Les cieux au-dessus de nous et la voûte étoilée sont des chefs-d’œuvre sans pareil.
Il n’y a pas d’autre chef-d’œuvre que le chef-d’œuvre du tout et, dans le chef-d’œuvre du tout, chacun de nous est un chef-d’œuvre.
Le mal est dans le tout et dans chaque fragment du tout.
Et, plus que nulle part ailleurs, il est d’abord en nous. Parce que nous ajoutons du mal au mal qui est dans le temps. Rien n’est plus fort que les hommes dans la beauté, dans le courage, dans la recherche de la vérité, dans le bien. Et rien n’est plus fort que les hommes dans la laideur, dans le crime, dans le mensonge et dans le mal. Les hommes sont à la fois le miracle et la tache, ils sont la faute et le pardon, ils excellent dans la grandeur comme ils excellent dans la bassesse.
C’est une drôle d’idée de s’imaginer qu’ils sont la cause et la fin du tout. C’est une drôle d’idée aussi de les mépriser et de les haïr. On les aime parce qu’ils sont la faute, et l’oubli, et la faiblesse, et l’erreur. Il serait trop facile de ne devoir aimer que ce qui est digne d’être aimé. C’est pour qu’il y ait du pardon qu’il y a du temps et du mal.

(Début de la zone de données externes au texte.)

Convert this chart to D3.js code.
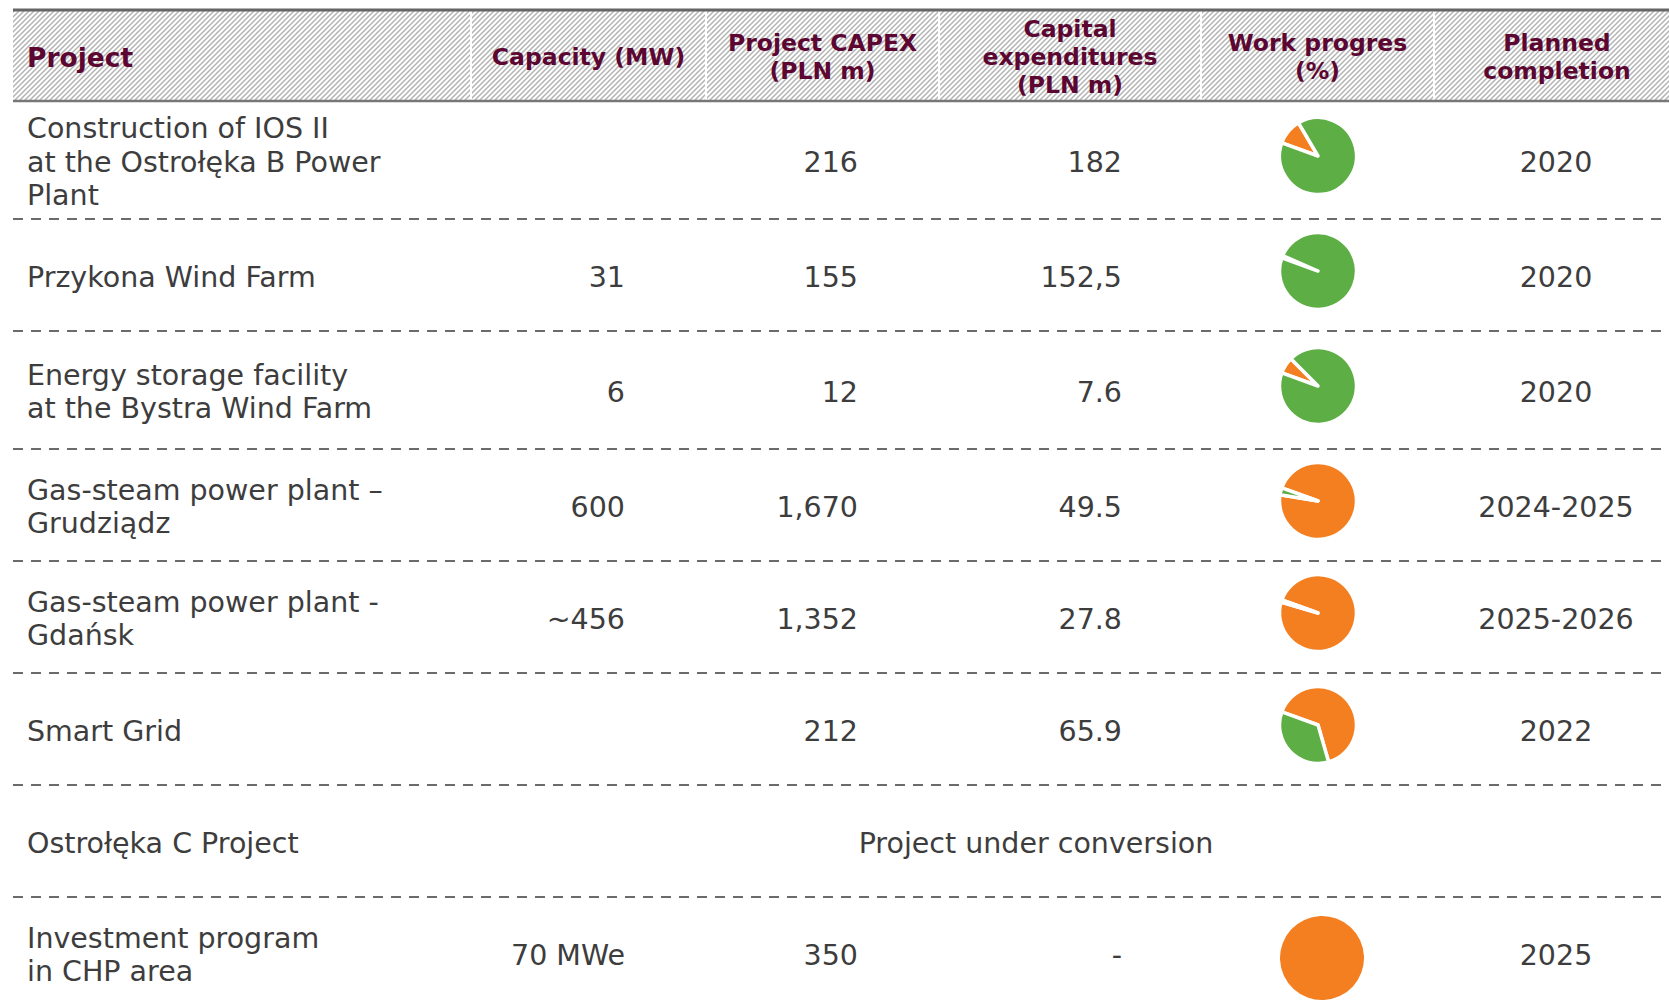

Le tout avec les hommes est le meilleur des romans, une pièce très réussie, un triomphe à jamais, un rêve pour un créateur. Si l’auteur d’une brève histoire du tout avait une idée derrière la tête, c’était de se moquer de l’humanisme et de faire l’éloge des hommes. Et du tout, bien entendu. La neige est belle. La mer est belle. Venise est belle. Maubeuge aussi.
Le soleil est beau. Notre Galaxie est belle. Les autres galaxies, je les connais assez mal, doivent être très belles aussi. L’amour est beau. L’ambition des hommes est belle malgré ses délires et ses crimes. Avec ses délires et ses crimes.

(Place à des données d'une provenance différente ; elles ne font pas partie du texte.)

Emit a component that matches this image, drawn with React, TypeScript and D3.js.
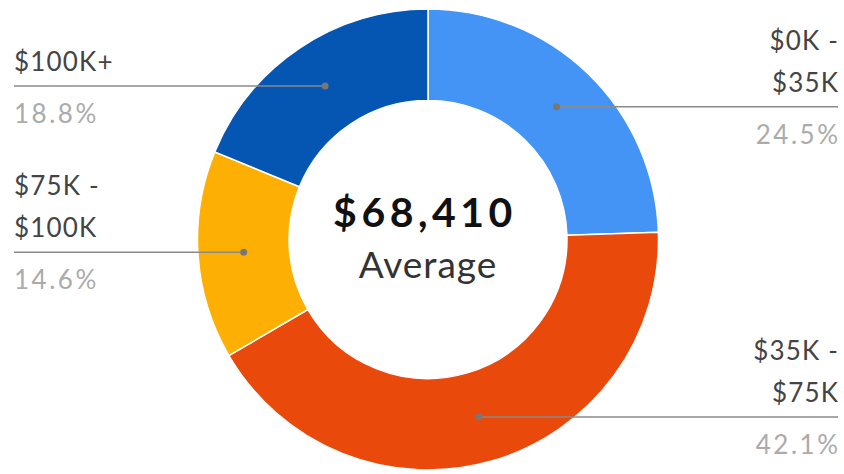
import React from "react";
import * as d3 from "d3";

const categories = ["$0K - $35K", "$35K - $75K", "$75K - $100K", "$100K+"];
const labelLines = [["$0K -", "$35K"], ["$35K -", "$75K"], ["$75K -", "$100K"], ["$100K+"]];
const shares = [24.5, 42.1, 14.6, 18.8];
const colors = ["#4494F6", "#E9490B", "#FDB003", "#0556B3"];
const averageValue = 68410;
const averageLabel = "Average";

const W = 844;
const H = 474;
const cx = 428;
const cy = 239.5;
const outerR = 230.5;
const innerR = 139;
const FONT = "Lato, 'Noto Sans', sans-serif";

export default function App() {
  const pie = d3.pie<number>().sort(null).value((d) => d);
  const arcs = pie(shares);
  const arc = d3.arc<d3.PieArcDatum<number>>().innerRadius(innerR).outerRadius(outerR);
  const fmt = d3.format("$,");

  return (
    <svg width={W} height={H} style={{ position: "absolute", left: 0, top: 0, background: "#fff" }}>
      <g transform={`translate(${cx},${cy})`}>
        {arcs.map((a, i) => (
          <path key={categories[i]} d={arc(a) || ""} fill={colors[i]} stroke="#fff" strokeWidth={1.5} />
        ))}
      </g>
      {arcs.map((a, i) => {
        const [mx, my] = arc.centroid(a);
        const px = cx + mx;
        const py = cy + my;
        const right = px > cx;
        const xEnd = right ? 838 : 14;
        const anchor = right ? "end" : "start";
        const lines = labelLines[i];
        return (
          <g key={"lab" + i}>
            <line x1={px} y1={py} x2={xEnd} y2={py} stroke="#8a8a8a" strokeWidth={1.5} />
            <circle cx={px} cy={py} r={3.5} fill="#777" />
            {lines.map((t, j) => (
              <text
                key={j}
                x={right ? xEnd + 1.2 : xEnd}
                y={py - 15 - (lines.length - 1 - j) * 42}
                textAnchor={anchor}
                fontFamily={FONT}
                fontSize={26}
                letterSpacing={1.2}
                fill="#444"
              >
                {t}
              </text>
            ))}
            <text
              x={right ? xEnd + 2.5 : xEnd}
              y={py + 37}
              textAnchor={anchor}
              fontFamily={FONT}
              fontSize={26}
              letterSpacing={2.5}
              fill="#ababab"
            >
              {shares[i].toFixed(1) + "%"}
            </text>
          </g>
        );
      })}
      <text
        x={cx - 3}
        y={227}
        textAnchor="middle"
        fontFamily={FONT}
        fontSize={41}
        fontWeight={700}
        letterSpacing={4.5}
        fill="#111"
      >
        {fmt(averageValue)}
      </text>
      <text x={cx} y={278} textAnchor="middle" fontFamily={FONT} fontSize={37} letterSpacing={1} fill="#333">
        {averageLabel}
      </text>
    </svg>
  );
}
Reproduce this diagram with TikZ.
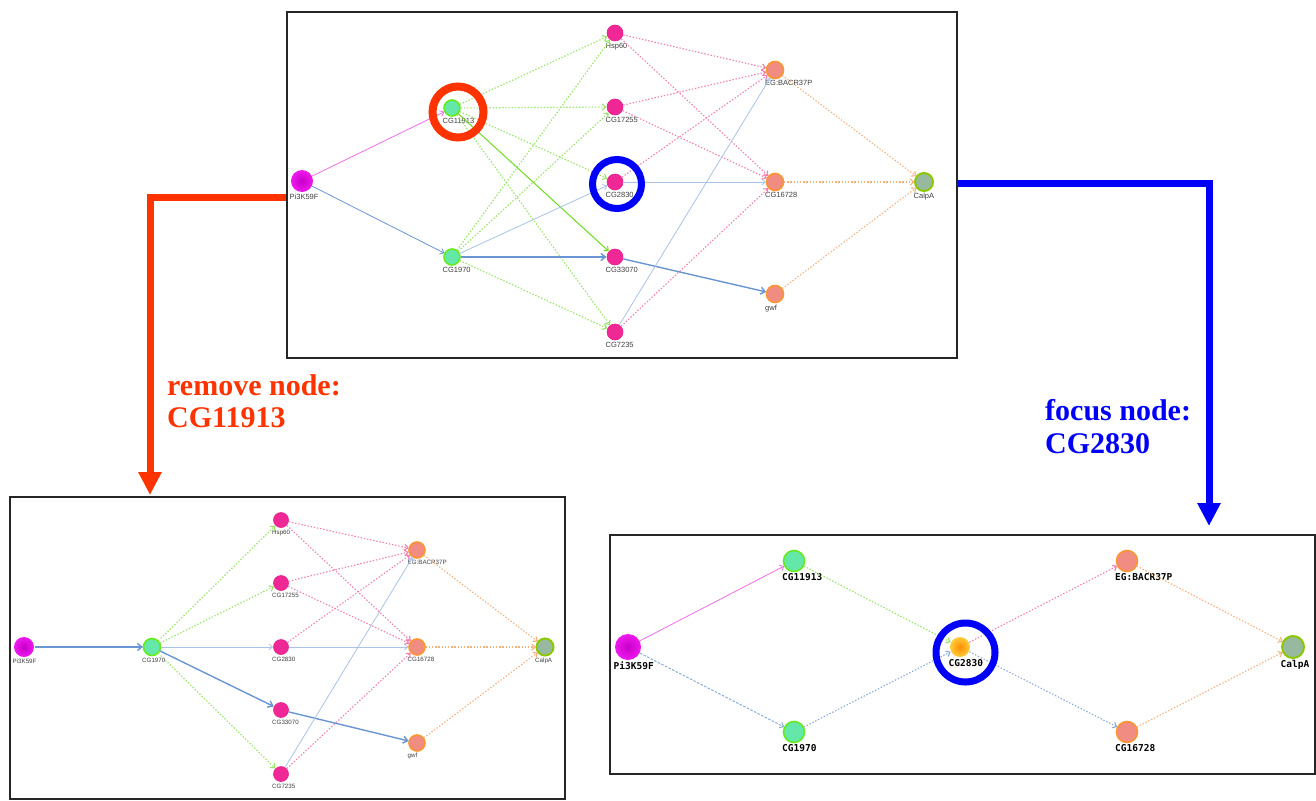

Le tout est la seule vérité que nous puissions espérer. Quand Platon nous adjure d’aller à la vérité de toute notre âme, c’est à la vérité du tout qu’il nous invite à nous consacrer. C’est-à-dire une vérité inépuisable – et pourtant limitée. Parce qu’il n’y en a pas d’autre pour nous qui sommes dans l’espace et dans le temps.
Nous souffrons. Le mal nous guette. La laideur nous submerge. Le mensonge, la lâcheté, la souffrance, la bassesse sont notre pain quotidien. Cette brève histoire du tout n’est pas à la hauteur de ses grandes ambitions et, pour beaucoup de raisons, il arrive, de temps en temps, à son auteur de se demander s’il n’aurait pas mieux fait de ne pas naître. Et, en tout cas, de ne pas écrire. N’importe. D’autres ont vécu.
D’autres ont écrit. Il y a des hommes pour sauver les hommes et tout ce qu’il y a de médiocre et de mal est racheté par ce qu’il y a de bien. Il y a Racine :
O sagesse, ta parole Fit éclore l’univers, Posa sur un double pôle La terre au milieu des mers.
Tu dis, et les cieux parurent, Et tous les astres coururent Dans leur ordre se placer.
Avant les siècles tu règnes Et qui suis-je, que tu daignes Jusqu’à moi te rabaisser ?
Et Toulet :
À Londres je connus Bella, Princesse moins lointaine Que son mari le capitaine Qui n’était jamais là.
Et Leopardi. Et Hemingway. Il y a les Rocheuses et les Andes. Il y a des jacinthes et des coquelicots. Il y a la Méditerranée qui n’a pas toujours été là et qui finira bien par ne plus être là, mais qui, à la différence du mari de Bella, aura longtemps été là. Et, par bonheur, en même temps que nous.
Il y a le passé. Et l’avenir. Il y a la crainte. Et l’espérance. Il y a la faute et le malheur. Il y a le pardon et l’amour. Tout est bien.